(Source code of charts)
- - -

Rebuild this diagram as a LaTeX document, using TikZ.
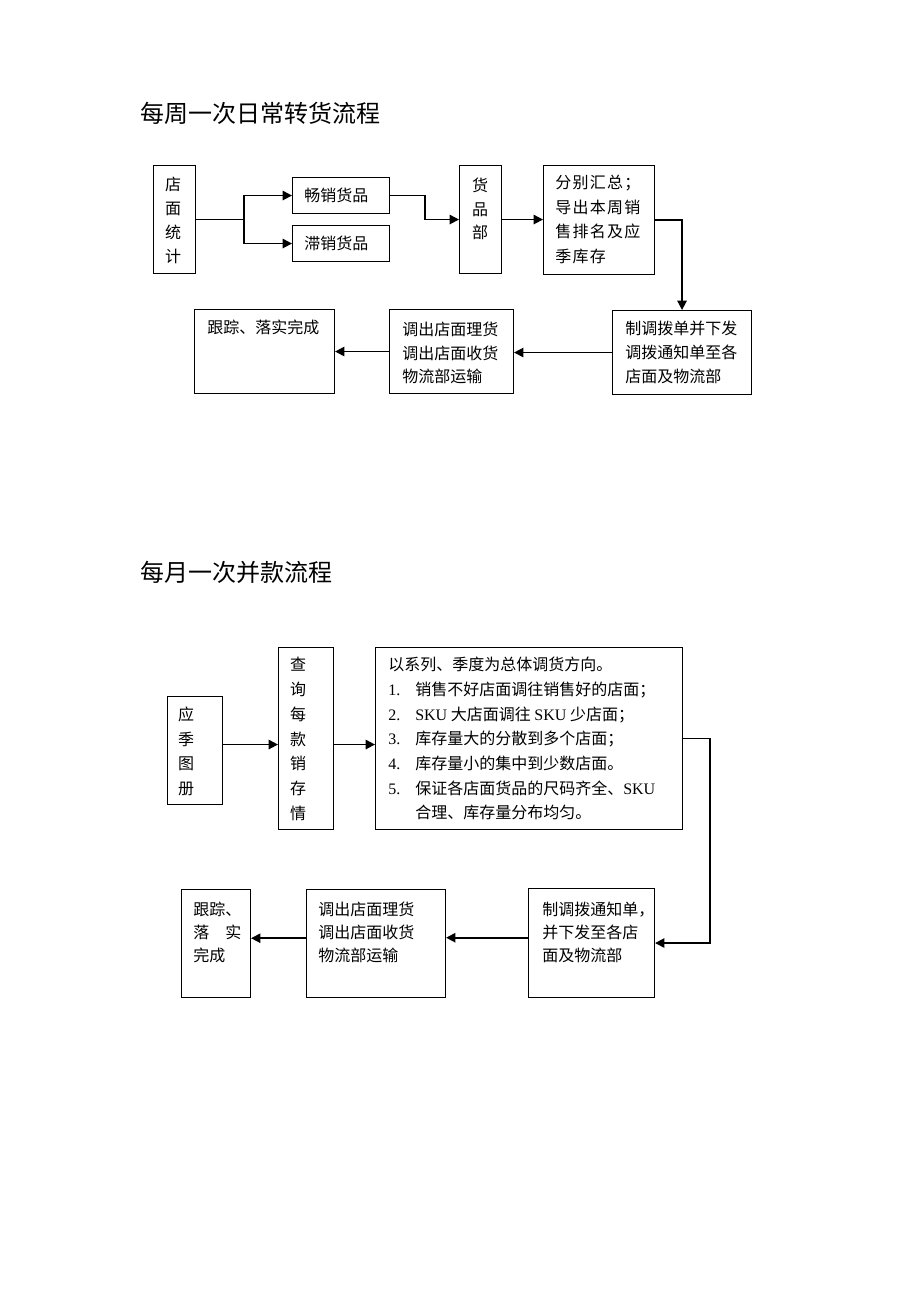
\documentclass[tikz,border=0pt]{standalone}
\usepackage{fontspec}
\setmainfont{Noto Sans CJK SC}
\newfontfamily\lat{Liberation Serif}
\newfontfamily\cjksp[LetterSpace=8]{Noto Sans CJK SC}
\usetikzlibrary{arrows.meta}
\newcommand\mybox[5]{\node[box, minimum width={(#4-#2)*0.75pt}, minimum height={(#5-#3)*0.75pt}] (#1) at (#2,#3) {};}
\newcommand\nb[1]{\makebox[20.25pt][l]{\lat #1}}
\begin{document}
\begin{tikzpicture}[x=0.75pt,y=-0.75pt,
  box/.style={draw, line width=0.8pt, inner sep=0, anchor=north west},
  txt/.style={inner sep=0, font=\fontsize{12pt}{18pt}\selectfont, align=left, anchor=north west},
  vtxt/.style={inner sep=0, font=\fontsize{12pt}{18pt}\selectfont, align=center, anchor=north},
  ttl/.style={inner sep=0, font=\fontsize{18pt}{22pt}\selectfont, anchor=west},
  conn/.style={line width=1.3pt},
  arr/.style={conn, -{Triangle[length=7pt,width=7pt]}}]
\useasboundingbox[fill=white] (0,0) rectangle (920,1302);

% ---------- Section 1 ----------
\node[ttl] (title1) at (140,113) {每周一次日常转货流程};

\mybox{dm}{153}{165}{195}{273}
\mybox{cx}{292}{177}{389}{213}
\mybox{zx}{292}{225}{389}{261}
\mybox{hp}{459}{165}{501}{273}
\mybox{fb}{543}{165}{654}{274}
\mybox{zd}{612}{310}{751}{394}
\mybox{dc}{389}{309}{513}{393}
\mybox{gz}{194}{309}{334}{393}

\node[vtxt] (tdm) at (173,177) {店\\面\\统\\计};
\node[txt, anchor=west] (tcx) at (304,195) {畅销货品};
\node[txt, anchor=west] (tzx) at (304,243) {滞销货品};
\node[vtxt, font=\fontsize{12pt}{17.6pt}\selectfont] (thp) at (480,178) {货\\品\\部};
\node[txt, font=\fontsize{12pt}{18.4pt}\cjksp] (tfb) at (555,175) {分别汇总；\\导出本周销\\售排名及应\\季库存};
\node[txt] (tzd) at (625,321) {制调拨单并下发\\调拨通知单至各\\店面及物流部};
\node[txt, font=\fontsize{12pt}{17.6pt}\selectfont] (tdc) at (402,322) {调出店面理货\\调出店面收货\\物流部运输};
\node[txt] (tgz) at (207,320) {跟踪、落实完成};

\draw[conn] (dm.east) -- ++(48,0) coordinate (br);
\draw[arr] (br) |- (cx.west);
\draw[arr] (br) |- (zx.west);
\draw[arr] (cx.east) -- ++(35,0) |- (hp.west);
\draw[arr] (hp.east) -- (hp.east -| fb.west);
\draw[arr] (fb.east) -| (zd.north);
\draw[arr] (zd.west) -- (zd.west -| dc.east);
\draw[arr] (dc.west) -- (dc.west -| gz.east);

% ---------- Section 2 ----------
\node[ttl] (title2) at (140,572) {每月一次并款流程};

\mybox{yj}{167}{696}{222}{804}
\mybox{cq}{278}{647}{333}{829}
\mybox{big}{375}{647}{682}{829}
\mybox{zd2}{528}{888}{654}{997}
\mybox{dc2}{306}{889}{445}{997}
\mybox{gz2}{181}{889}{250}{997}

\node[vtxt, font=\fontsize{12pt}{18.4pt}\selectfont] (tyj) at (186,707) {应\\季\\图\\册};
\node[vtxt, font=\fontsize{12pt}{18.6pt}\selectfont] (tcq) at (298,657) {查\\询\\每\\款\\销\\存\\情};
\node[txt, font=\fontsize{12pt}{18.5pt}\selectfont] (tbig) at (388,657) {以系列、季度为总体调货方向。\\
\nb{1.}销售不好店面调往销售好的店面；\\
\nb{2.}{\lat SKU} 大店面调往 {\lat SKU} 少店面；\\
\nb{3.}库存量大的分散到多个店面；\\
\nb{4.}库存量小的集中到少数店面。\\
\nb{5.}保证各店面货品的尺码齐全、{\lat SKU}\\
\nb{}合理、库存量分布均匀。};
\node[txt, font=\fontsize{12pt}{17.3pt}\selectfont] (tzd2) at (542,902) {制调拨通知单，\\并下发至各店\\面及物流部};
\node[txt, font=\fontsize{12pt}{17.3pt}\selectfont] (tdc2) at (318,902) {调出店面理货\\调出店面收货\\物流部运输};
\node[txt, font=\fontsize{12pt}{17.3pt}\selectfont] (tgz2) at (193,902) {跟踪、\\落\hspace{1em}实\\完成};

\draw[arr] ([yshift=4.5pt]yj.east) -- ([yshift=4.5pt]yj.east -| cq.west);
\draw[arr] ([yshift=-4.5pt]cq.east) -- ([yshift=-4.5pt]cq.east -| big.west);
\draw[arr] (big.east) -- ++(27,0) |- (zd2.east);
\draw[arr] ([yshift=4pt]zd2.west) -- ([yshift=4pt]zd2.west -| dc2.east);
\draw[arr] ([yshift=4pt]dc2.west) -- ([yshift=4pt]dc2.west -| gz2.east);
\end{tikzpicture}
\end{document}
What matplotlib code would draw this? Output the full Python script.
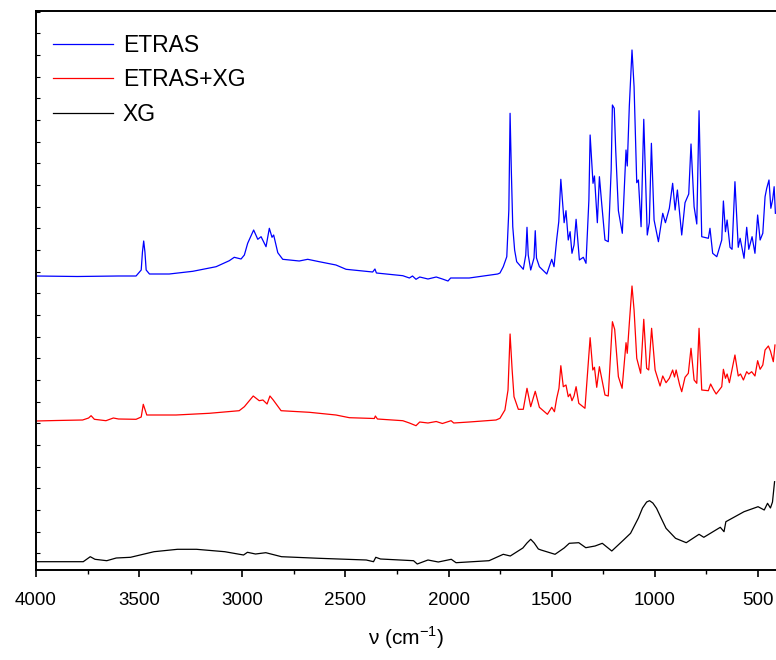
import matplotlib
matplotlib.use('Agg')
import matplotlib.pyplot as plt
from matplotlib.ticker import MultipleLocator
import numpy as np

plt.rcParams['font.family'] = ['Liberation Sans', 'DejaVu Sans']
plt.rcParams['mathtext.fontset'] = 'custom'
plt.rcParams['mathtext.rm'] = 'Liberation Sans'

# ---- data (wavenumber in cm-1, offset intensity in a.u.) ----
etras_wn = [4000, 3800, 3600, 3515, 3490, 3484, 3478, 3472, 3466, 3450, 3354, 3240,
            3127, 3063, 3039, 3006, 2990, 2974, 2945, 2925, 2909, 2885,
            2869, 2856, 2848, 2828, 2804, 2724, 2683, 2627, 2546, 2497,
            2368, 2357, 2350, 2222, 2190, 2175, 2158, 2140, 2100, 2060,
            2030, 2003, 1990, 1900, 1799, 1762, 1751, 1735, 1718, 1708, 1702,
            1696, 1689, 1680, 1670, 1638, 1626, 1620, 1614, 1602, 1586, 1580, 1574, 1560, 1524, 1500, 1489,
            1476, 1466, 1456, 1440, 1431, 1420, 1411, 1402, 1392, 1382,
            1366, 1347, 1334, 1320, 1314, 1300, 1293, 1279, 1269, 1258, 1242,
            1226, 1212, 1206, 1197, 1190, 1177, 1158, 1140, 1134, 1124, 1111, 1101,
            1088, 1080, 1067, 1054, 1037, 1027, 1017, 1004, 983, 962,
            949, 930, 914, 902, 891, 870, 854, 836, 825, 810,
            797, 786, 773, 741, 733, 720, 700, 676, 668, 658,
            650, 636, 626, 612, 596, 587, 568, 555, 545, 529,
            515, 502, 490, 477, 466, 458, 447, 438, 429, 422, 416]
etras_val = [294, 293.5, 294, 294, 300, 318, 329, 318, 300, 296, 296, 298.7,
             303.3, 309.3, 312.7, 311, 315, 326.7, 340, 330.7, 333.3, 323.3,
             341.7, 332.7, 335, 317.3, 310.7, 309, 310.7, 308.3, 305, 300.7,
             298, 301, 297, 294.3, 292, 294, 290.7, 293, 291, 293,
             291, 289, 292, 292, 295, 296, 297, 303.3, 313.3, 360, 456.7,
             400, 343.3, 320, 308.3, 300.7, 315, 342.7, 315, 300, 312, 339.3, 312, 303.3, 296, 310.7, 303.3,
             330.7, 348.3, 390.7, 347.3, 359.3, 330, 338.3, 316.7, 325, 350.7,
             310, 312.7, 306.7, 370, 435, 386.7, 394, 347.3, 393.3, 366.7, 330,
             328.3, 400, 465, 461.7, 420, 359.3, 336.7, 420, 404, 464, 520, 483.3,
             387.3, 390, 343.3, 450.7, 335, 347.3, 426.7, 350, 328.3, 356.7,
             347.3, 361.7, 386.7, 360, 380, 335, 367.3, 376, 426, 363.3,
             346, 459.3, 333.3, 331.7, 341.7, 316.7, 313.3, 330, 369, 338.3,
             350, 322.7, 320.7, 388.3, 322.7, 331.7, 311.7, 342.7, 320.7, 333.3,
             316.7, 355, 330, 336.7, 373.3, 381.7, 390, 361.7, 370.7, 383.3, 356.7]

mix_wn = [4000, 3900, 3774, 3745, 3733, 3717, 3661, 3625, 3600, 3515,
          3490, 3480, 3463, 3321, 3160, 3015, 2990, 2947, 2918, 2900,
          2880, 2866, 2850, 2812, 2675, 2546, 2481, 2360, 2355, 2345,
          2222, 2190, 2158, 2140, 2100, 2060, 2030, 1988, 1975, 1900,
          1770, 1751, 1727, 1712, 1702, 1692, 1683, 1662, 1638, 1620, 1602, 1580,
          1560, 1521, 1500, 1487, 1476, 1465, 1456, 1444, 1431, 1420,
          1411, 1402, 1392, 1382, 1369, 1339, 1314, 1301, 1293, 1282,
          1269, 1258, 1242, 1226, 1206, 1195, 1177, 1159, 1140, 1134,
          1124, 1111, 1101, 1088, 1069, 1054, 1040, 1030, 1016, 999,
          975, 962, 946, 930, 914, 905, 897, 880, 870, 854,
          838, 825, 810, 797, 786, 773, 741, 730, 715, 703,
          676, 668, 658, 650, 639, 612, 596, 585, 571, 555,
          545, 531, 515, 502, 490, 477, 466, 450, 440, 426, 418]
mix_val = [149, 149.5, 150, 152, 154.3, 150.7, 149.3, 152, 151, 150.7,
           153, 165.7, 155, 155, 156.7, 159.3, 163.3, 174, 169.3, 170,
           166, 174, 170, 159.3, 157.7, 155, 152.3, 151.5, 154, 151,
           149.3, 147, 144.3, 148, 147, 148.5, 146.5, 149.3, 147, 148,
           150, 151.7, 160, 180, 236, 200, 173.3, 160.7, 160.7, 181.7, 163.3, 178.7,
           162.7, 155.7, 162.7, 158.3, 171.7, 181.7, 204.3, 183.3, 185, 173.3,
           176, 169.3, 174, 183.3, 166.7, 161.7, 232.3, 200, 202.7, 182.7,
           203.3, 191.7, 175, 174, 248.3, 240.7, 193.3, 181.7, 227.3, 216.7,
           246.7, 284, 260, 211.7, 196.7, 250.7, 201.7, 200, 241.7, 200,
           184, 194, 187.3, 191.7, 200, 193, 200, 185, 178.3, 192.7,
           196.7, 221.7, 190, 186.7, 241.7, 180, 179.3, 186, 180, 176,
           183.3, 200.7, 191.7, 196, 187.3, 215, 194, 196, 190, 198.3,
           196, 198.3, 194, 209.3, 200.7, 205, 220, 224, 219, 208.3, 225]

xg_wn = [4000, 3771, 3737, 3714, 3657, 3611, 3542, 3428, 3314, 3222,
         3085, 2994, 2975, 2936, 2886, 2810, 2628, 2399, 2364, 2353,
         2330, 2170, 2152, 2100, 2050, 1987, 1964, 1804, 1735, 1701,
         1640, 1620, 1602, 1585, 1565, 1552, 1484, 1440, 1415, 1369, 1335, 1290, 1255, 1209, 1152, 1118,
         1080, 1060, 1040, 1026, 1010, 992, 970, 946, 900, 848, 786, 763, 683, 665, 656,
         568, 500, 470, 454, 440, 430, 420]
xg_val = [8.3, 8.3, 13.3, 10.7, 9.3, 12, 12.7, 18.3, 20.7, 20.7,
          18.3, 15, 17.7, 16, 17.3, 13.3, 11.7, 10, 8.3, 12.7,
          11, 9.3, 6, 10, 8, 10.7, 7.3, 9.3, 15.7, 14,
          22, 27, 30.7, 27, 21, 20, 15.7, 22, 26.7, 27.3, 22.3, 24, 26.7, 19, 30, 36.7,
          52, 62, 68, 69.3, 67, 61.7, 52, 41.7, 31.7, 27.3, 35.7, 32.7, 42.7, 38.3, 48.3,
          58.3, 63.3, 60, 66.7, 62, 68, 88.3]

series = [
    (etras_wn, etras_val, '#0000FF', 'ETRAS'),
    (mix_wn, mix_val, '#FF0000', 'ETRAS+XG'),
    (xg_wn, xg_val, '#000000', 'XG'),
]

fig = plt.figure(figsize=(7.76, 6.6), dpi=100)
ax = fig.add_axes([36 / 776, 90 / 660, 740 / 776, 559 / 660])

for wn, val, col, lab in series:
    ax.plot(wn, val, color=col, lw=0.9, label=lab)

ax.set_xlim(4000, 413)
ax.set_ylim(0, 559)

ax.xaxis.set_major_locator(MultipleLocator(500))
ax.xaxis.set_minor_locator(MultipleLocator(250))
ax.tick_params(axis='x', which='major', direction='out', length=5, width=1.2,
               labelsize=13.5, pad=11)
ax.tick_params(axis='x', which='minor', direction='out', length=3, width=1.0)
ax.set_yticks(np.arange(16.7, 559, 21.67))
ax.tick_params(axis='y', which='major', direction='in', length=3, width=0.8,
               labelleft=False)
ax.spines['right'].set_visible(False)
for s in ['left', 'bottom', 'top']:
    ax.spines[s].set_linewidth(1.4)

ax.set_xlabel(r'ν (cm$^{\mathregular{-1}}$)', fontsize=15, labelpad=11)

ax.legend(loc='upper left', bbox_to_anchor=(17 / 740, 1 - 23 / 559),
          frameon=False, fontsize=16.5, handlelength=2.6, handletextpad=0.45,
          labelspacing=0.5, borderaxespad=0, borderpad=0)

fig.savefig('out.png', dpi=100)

- - -

◆ What the exercise asks ◆
Which lines in the listing above hold the word "this"? Show each of them.

◆ Written answer ◆
Rebuild this diagram as a LaTeX document, using TikZ.
What matplotlib code would draw this? Output the full Python script.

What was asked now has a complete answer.